— start GIVEN DATA —
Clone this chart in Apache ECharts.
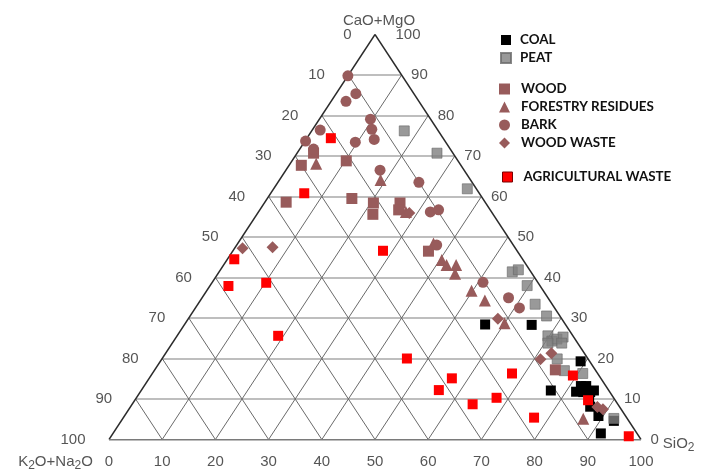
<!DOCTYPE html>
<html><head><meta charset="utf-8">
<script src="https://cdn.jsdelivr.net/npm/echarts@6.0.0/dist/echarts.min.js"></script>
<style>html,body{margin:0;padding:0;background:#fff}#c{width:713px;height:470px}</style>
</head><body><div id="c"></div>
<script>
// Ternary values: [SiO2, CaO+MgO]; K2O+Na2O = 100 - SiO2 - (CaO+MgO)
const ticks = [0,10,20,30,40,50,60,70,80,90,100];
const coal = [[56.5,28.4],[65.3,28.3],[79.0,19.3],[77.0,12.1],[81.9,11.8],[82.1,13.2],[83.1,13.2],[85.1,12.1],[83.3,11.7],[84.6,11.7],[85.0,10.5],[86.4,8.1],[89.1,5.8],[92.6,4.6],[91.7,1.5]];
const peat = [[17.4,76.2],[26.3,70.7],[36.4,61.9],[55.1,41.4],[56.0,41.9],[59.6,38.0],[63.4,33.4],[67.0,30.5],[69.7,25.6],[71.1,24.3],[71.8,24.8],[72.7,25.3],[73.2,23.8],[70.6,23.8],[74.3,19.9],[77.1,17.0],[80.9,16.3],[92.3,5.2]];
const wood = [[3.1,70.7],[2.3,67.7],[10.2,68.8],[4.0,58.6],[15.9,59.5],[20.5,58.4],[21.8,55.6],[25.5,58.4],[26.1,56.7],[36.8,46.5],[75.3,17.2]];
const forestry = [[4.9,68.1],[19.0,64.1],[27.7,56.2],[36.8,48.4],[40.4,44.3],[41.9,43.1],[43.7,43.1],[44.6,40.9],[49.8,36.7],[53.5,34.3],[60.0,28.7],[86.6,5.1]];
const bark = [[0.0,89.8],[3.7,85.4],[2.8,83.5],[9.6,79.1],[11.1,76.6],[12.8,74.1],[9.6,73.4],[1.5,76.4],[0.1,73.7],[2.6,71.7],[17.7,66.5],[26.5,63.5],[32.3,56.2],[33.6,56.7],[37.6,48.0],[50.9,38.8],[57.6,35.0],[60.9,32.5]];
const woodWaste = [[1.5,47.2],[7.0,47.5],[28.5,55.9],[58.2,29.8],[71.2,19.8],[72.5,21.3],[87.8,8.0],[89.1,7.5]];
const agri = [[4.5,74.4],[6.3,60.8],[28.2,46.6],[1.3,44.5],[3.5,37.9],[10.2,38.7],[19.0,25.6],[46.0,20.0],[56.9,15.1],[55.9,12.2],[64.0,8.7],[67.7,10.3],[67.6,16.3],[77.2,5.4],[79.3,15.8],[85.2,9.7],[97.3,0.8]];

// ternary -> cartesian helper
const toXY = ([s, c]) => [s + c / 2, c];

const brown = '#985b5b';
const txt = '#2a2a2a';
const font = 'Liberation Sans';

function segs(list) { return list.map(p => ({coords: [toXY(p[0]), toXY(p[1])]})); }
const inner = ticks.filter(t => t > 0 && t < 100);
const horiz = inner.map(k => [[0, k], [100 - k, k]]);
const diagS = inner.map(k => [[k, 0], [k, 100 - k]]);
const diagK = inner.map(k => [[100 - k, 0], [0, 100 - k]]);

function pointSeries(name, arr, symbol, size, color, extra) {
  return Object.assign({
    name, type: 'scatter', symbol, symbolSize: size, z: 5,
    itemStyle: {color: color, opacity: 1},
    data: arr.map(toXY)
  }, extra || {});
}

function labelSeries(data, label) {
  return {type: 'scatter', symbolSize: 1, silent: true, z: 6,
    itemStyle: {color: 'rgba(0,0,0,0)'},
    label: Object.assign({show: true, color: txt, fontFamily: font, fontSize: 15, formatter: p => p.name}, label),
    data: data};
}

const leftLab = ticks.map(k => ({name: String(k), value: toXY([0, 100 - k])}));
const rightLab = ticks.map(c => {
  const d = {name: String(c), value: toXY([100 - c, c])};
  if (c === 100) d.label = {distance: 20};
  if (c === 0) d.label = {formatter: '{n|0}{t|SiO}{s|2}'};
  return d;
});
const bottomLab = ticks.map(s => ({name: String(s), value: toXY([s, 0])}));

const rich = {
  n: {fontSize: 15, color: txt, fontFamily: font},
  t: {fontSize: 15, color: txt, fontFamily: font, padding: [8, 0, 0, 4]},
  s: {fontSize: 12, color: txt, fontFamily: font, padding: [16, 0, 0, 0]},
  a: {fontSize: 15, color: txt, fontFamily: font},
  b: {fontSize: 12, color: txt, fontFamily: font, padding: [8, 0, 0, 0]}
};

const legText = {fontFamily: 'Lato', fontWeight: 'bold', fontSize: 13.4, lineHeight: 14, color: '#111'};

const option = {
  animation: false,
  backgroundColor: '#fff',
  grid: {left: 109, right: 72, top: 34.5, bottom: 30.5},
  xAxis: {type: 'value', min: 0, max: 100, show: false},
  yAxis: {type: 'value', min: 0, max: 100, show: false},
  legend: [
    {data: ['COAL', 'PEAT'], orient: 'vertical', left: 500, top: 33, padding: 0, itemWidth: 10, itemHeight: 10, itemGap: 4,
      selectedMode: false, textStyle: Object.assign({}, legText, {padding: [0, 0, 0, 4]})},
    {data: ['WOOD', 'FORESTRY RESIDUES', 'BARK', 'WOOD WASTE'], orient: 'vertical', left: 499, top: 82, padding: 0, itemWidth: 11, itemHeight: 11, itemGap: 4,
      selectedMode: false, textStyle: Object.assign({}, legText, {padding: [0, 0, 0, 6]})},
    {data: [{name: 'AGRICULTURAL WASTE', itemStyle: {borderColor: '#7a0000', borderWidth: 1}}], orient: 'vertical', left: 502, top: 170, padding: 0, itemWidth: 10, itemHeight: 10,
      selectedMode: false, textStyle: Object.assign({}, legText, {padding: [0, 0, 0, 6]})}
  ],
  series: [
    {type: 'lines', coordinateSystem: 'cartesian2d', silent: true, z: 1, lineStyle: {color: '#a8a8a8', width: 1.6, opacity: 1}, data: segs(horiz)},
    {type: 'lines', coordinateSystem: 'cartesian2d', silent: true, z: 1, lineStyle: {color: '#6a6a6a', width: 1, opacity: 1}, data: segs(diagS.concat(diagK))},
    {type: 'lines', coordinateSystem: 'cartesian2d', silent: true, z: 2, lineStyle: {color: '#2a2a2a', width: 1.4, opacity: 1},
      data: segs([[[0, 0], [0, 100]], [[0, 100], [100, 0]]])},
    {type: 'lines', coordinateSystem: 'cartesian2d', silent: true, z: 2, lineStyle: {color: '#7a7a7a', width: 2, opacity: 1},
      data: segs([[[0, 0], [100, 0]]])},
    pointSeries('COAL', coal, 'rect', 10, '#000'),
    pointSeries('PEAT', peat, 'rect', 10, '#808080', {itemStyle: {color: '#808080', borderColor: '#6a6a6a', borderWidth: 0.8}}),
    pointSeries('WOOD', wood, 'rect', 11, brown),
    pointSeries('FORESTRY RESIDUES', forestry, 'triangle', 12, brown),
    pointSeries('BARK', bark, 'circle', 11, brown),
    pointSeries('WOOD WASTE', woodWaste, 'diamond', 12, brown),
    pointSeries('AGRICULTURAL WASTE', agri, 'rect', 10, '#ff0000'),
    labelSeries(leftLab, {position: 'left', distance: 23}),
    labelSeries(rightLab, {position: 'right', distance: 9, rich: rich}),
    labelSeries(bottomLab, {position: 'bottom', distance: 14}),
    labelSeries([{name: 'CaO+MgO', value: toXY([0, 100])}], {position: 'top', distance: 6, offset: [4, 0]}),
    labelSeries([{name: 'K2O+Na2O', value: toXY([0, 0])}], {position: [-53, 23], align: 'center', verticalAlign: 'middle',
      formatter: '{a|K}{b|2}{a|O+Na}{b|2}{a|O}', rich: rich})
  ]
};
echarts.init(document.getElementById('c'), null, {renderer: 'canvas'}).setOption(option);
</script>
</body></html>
— end GIVEN DATA —
WHAT IS BEING ASKED> Make an exact copy of the lines from the top of the material through the line with "const diagK = inner.map(k", pictures excluded.

SOLUTION TO THIS EXERCISE>
Clone this chart in Apache ECharts.
<!DOCTYPE html>
<html><head><meta charset="utf-8">
<script src="https://cdn.jsdelivr.net/npm/echarts@6.0.0/dist/echarts.min.js"></script>
<style>html,body{margin:0;padding:0;background:#fff}#c{width:713px;height:470px}</style>
</head><body><div id="c"></div>
<script>
// Ternary values: [SiO2, CaO+MgO]; K2O+Na2O = 100 - SiO2 - (CaO+MgO)
const ticks = [0,10,20,30,40,50,60,70,80,90,100];
const coal = [[56.5,28.4],[65.3,28.3],[79.0,19.3],[77.0,12.1],[81.9,11.8],[82.1,13.2],[83.1,13.2],[85.1,12.1],[83.3,11.7],[84.6,11.7],[85.0,10.5],[86.4,8.1],[89.1,5.8],[92.6,4.6],[91.7,1.5]];
const peat = [[17.4,76.2],[26.3,70.7],[36.4,61.9],[55.1,41.4],[56.0,41.9],[59.6,38.0],[63.4,33.4],[67.0,30.5],[69.7,25.6],[71.1,24.3],[71.8,24.8],[72.7,25.3],[73.2,23.8],[70.6,23.8],[74.3,19.9],[77.1,17.0],[80.9,16.3],[92.3,5.2]];
const wood = [[3.1,70.7],[2.3,67.7],[10.2,68.8],[4.0,58.6],[15.9,59.5],[20.5,58.4],[21.8,55.6],[25.5,58.4],[26.1,56.7],[36.8,46.5],[75.3,17.2]];
const forestry = [[4.9,68.1],[19.0,64.1],[27.7,56.2],[36.8,48.4],[40.4,44.3],[41.9,43.1],[43.7,43.1],[44.6,40.9],[49.8,36.7],[53.5,34.3],[60.0,28.7],[86.6,5.1]];
const bark = [[0.0,89.8],[3.7,85.4],[2.8,83.5],[9.6,79.1],[11.1,76.6],[12.8,74.1],[9.6,73.4],[1.5,76.4],[0.1,73.7],[2.6,71.7],[17.7,66.5],[26.5,63.5],[32.3,56.2],[33.6,56.7],[37.6,48.0],[50.9,38.8],[57.6,35.0],[60.9,32.5]];
const woodWaste = [[1.5,47.2],[7.0,47.5],[28.5,55.9],[58.2,29.8],[71.2,19.8],[72.5,21.3],[87.8,8.0],[89.1,7.5]];
const agri = [[4.5,74.4],[6.3,60.8],[28.2,46.6],[1.3,44.5],[3.5,37.9],[10.2,38.7],[19.0,25.6],[46.0,20.0],[56.9,15.1],[55.9,12.2],[64.0,8.7],[67.7,10.3],[67.6,16.3],[77.2,5.4],[79.3,15.8],[85.2,9.7],[97.3,0.8]];

// ternary -> cartesian helper
const toXY = ([s, c]) => [s + c / 2, c];

const brown = '#985b5b';
const txt = '#2a2a2a';
const font = 'Liberation Sans';

function segs(list) { return list.map(p => ({coords: [toXY(p[0]), toXY(p[1])]})); }
const inner = ticks.filter(t => t > 0 && t < 100);
const horiz = inner.map(k => [[0, k], [100 - k, k]]);
const diagS = inner.map(k => [[k, 0], [k, 100 - k]]);
const diagK = inner.map(k => [[100 - k, 0], [0, 100 - k]]);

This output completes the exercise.